There are roughly 2 weeks left until the rosters expand, so the Yankees could choose to send down either Mitre or Gaudin (probably whoever pitches worse this weekend) or simply keep 13 pitchers and send down Pena.

One thing to note about Mitre:

Vs. RHB: .250/.281/.385

Vs. LHB: .500/.537/.700


So essentially he turns righties into a slightly worse version of David Ortiz (ie, terrible) while lefties become a better version of Albert Pujols.  Doesn’t that just scream middle reliever who should be brought in to face righties?  It does to me.

Aceves’ splits?

Vs. RHB: .222/.276/.419

Vs. LHB: .200/.252/.295

Of course Aceves’ numbers look better overall because he’s been a reliever for most of them, but it’s obvious from this that he has no real lefty/righty split; if anything he’s better againt lefties.  So it makes sense that he’d be a more effective starter.

And the momentum shifts back

I’ve been telling anyone who would listen (which probably isn’t that many people, but still) that you can’t make too much of the Yankees-Red Sox head-to-head matchups.  Sure, the Sox won 8 in a row early in the season, but baseball is a game of momentum.  So it’s silly to say things like “the Red Sox own the Yankees” or, if you’re John Henry, “maybe it’s the MT curse.”

The Yankees and Red Sox are pretty much always amongst the top teams in baseball.  So if the Red Sox won 8 in a row, guess what was probably going to happen next?  So the 4 game sweep isn’t necessarily all that shocking.  I do have to say though: don’t the Red Sox and their fans know better by now not to gloat over April wins?

The Yankees now have the biggest lead of any division leader and even the staunchest Yankee-hater would have to say they’re the best team in baseball right now.  There still is a lot of season left to play though and these teams have 2 more series against each other.  Realistically, the Yankees will only need to roughly split those games to maintain a lead, but who knows.  Last I checked Sergio Mitre is still in the rotation and Joba still has an innings limit.  But it’s hard not to be excited this past weekend.  Some thoughts:

–  The “A-Rod is not clutch” stuff needs to finally be buried.  How many times does he have to win games for people to stop believing the media storyline on this one?  He crushed a hanging breaking pitch to win the game against Tazawa, but I think his homer against Lester was even more impressive because Lester was dealing.  Everyone was hitting Tazawa hard.  That Lester pitch was a good pitch – A-Rod was just better.  And that’s what you’re cleanup hitter is supposed to do.

–  All of the top 4 starters are finding their groove, despite Joba’s 7 walk performance.  CC, AJ, and Pettitte are all traditionally 2nd half guys, excluding Andy’s last season.

–  The bullpen has been good – I’m even learning to have some faith in David Robertson – but I was definitely freaking out as soon as Girardi let Coke face Pedroia last night.  My fears turned out to be well-founded, but at the end of the day, a win is a win and now Hughes doesn’t pitch on three consecutive days.
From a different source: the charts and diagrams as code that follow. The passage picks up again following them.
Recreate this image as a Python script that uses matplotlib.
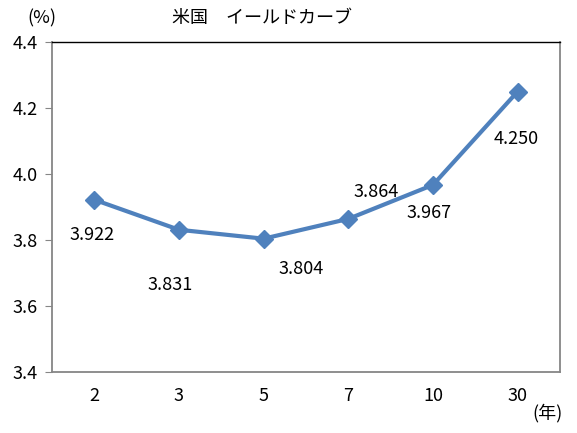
import matplotlib
matplotlib.use("Agg")
import matplotlib.pyplot as plt

plt.rcParams['font.family'] = ['Noto Sans CJK JP', 'DejaVu Sans']

maturities = ['2', '3', '5', '7', '10', '30']
yields = [3.922, 3.831, 3.804, 3.864, 3.967, 4.250]
labels = ['3.922', '3.831', '3.804', '3.864', '3.967', '4.250']
# label offsets from marker, in pixels
offsets = [(-2, -35), (-9, -55), (37, -30), (28, 27), (-4, -28), (-1, -47)]

FS = 13
W, H = 577, 433
fig = plt.figure(figsize=(W / 100, H / 100), dpi=100)
ax = fig.add_axes([52 / W, 1 - 372 / H, (560 - 52) / W, (372 - 42) / H])

x = list(range(len(maturities)))
ax.plot(x, yields, color='#4F81BD', lw=3, marker='D', ms=9,
        markeredgecolor='#4F81BD', solid_joinstyle='round')

for xi, yi, lab, (dx, dy) in zip(x, yields, labels, offsets):
    ax.annotate(lab, (xi, yi), xytext=(dx, dy), textcoords='offset pixels',
                ha='center', va='center', fontsize=FS)

ax.set_xlim(-0.5, len(maturities) - 0.5)
ax.set_ylim(3.4, 4.4)
ax.set_yticks([3.4, 3.6, 3.8, 4.0, 4.2, 4.4])
ax.set_yticklabels(['3.4', '3.6', '3.8', '4.0', '4.2', '4.4'])
ax.set_xticks(x)
ax.set_xticklabels(maturities)
ax.tick_params(axis='x', length=0, pad=11, labelsize=FS)
ax.tick_params(axis='y', length=5, color='#868686', pad=5, labelsize=FS)

for side in ['left', 'bottom', 'right']:
    ax.spines[side].set_color('#868686')
    ax.spines[side].set_linewidth(1.3)
ax.spines['top'].set_color('black')
ax.spines['top'].set_linewidth(1.0)

fig.text(262 / W, 1 - 18 / H, '米国\u3000イールドカーブ', ha='center', va='center', fontsize=FS)
fig.text(42 / W, 1 - 18 / H, '(%)', ha='center', va='center', fontsize=FS)
fig.text(548 / W, 1 - 413 / H, '(年)', ha='center', va='center', fontsize=FS)

fig.savefig('out.png', dpi=100)
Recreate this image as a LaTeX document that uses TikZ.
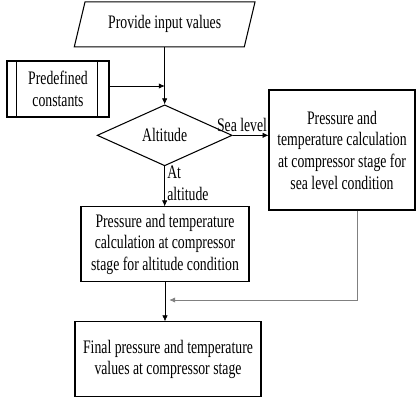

–  And speaking of protecting young pitchers – how many more starts will Joba be good for?  He reaches the “30 innings more than last year” mark in 15 more innings.  He can probably go a little bit more than that, but by how much, especially with the Yankees hoping for a deep postseason run?

Throw strikes

This is going to be a quick post – I’ve spent the last week finishing up grad school stuff so this blog hasn’t been too much of a priority.

Just wanted to issue one complaint in an otherwise solid Yankee win: the Yankees need to stop walking people.  I am starting to really believe that Rivera could pitch another 10 years, simply because he doesn’t walk anyone.  Yes, Mo is great because of the cutter and his unflappable nature and all that.  But at the end of the day, he is so consistent in part just because he doesn’t walk anyone.  Guys like Robertson and Melancon need to take that to heart, because they certainly have the stuff to be very good relievers.  Same for Joba of course – he just needs to pick up the tempo and challenge people.  All these guys are young so hopefully they’ll learn, but it does get frustrating to watch.